Eventually our interest converges on fusioning data from inertial and vision sensors in order to provide navigability as well as obstacle avoidance capability as humans can do with their eyes and vestibular system. This is a subject that has only been recently looked into in the academic community even though much has been done of Structure From Motion. A related interest is how gaze following tells us something about learning.

Besides GPS, IMU and visual data, we are using audio as well. The driving behavior of humans is generally related to the type of noise they hear when driving. We are also looking at fusioning this type of data with the video and the IMU. If you have driven in the Mojave desert, you know that there are stanger sounds than the ones you've heard on a highway. They tell you something about the interference between one of your sensors (the tires) and the landscape. This is by no means data to be thrown out since your cameras tells you see if the same landscape ahead of the vehicle is to be expected.

Making Data Freely Available and Enabling Potential Collaborative Work with People We presently Do Not Know

One of the reasons we put some data on our web site that features GPS, IMU (acceleration, heading and rotation rate) is because we want other people who do not have the means nor the interest to take a stab at the problem of setting up a system that can gather data to still be able to use real world data for some initial finding. More data will be coming within the coming months and we are looking for some type of academic/research institution to host these data. We have collected 40 gigabytes of data so far but with a monthly bandwidth allowance of 42 GB per month. We do not expect to survive any interest from the robotics community past the first person who downloads all of them (we have had more than 30 people who downloaded the larger file after making an announcement on a month and half ago.)

Teaming with other researchers that are specifically in this area is of interest but this is not our main strategy. The odd part of this strategy is the statement that data do not matter as much as making sense of them. It doesn't matter if you have driven 100 miles and gathered data with your vehicle if you have not done the most important: postprocessing.

Using the Right Programming Language

We are currently using the Python programming language. Why ? for several reasons,

  • we do not want to optimize ahead of time the respective challenges occuring in building an autonomous vehicle, hence we are neither using C/C++, Java nor any real time operating systems for development and the final program. Most announcements on other teams web site look for Java, C/C++ programmers.
  • Python is close to pseudo-code and the learning curve for newcomers into the team as well as veterans is very smooth especially coming from Matlab.
  • Python is providing glue, libraries, modules for all kinds of needs expressed within the project (from linear algebra with Lapack bindings , to Image analysis, to plots to voice activation with PyTTS, to sound recording and others)
  • Thanks to Moore's law, Python is fast enough on Windows but we do not feel we would be losing too much sleep having to switch to a different OS or having to create modules that are specifically faster in C. Using the Windows OS helps in debugging the programs since our team is distributed geographically and everyone generally use Windows on their laptops.

Using the Right Classification Approach

One of our approach to make classification of images for the purpose of road following as well as obstacle avoidance is based on defining some type of distance between drivable and non-drivable scenes.
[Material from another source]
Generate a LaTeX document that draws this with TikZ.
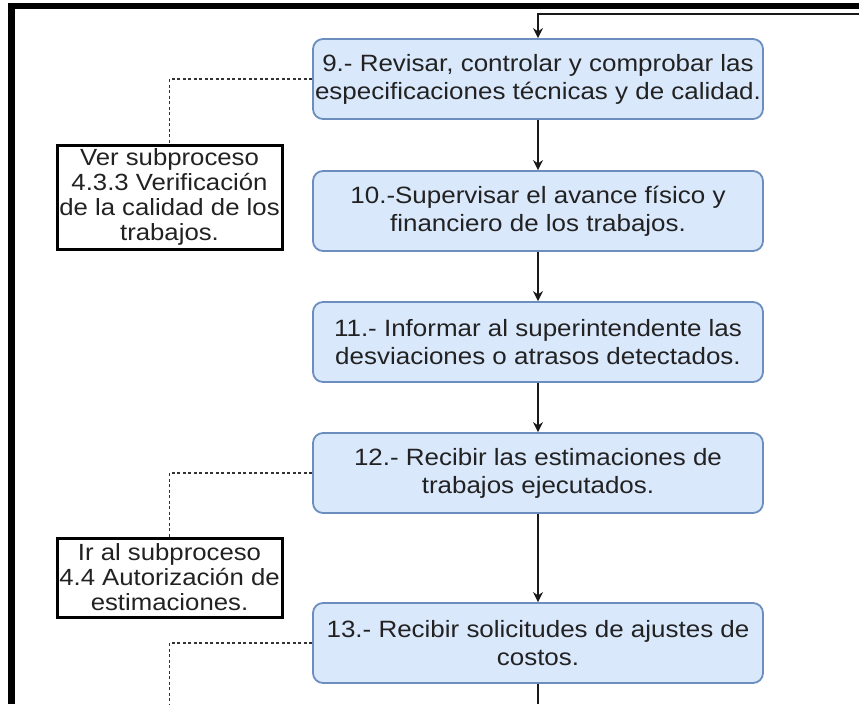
\documentclass[tikz,border=0pt]{standalone}
\usepackage{fontspec}
\setmainfont{Liberation Sans}
\newfontfamily\widefont[FakeStretch=1.1]{Liberation Sans}
\usetikzlibrary{arrows.meta}
\definecolor{procfill}{HTML}{DAE8FC}
\definecolor{procborder}{HTML}{6C8EBF}
\definecolor{txt}{HTML}{222222}
\tikzset{
  proc/.style={draw=procborder, fill=procfill, rounded corners=10pt, line width=1.8pt,
    minimum width=450pt, minimum height=80pt, align=center, inner sep=0pt,
    text=txt, font=\widefont\fontsize{23.6}{28}\selectfont},
  refbox/.style={draw=black, line width=3pt, fill=white, minimum width=225pt,
    align=center, inner sep=0pt, text=txt, font=\widefont\fontsize{23.4}{25}\selectfont},
  flow/.style={-{Stealth[length=10pt,width=10pt]}, line width=1.6pt, draw=black!90},
  link/.style={dash pattern=on 3pt off 2.5pt, line width=1.8pt, draw=black!80},
}
\begin{document}
\begin{tikzpicture}[x=1pt,y=-1pt]
\useasboundingbox (0,0) rectangle (859,704);
\fill[white] (0,0) rectangle (859,704);
\fill[black] (8,3) rectangle (859,9);
\fill[black] (8,3) rectangle (15,704);

\node[proc] (p9)  at (538,79)  {9.- Revisar, controlar y comprobar las\\especificaciones técnicas y de calidad.};
\node[proc] (p10) at (538,211) {10.-Supervisar el avance físico y\\financiero de los trabajos.};
\node[proc] (p11) at (538,342) {11.- Informar al superintendente las\\desviaciones o atrasos detectados.};
\node[proc] (p12) at (538,473) {12.- Recibir las estimaciones de\\trabajos ejecutados.};
\node[proc] (p13) at (538,643) {13.- Recibir solicitudes de ajustes de\\costos.};

\node[refbox, minimum height=104pt] (ra) at (169.5,197) {Ver subproceso\\4.3.3 Verificación\\de la calidad de los\\trabajos.};
\node[refbox, minimum height=79pt] (rb) at (169.5,577.5) {Ir al subproceso\\4.4 Autorización de\\estimaciones.};

\coordinate (tr) at (859,14);
\coordinate (bl) at (169.5,704);

\draw[flow] (tr) -| (p9.north);
\draw[flow] (p9) -- (p10);
\draw[flow] (p10) -- (p11);
\draw[flow] (p11) -- (p12);
\draw[flow] (p12) -- (p13);
\draw[flow, -] (p13.south) -- (p13.south |- bl);

\draw[link] (p9.west) -| (ra.north);
\draw[link] (p12.west) -| (rb.north);
\draw[link] (p13.west) -| (bl);
\end{tikzpicture}
\end{document}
There are many different projection techniques available in the literature. Let us take the example of the "zipping-classifier" mechanism and how we are using it for obstacle avoidance. This technique uses a compressor like Winzip or 7-zip to produce some type of distance between files (here images.) A very nice description of it can be read here. The whole theory is based on Minimum Description Length. An example of a naive classification made on pictures we took at the site visit in San Antonio are shown below. In the interest of reproducibility, we used CompLearn to produce this tree. (Rudi Cilibrasi is the developer CompLearn.) The tree clearly allows the segmentation between open areas and the ones with trash cans. We did no processing to the pictures. Obviously, our approach is much more specific in defining this distance between a "good" road and a not-so-good one.

classification of trash can obstacle Posted by Hello

Using the API for Google (images), we can build libraries of relevant information for road driving experience purposes and compute their "distance" to the road driven by our vehicle.

Let's hope we are doing something odd enough.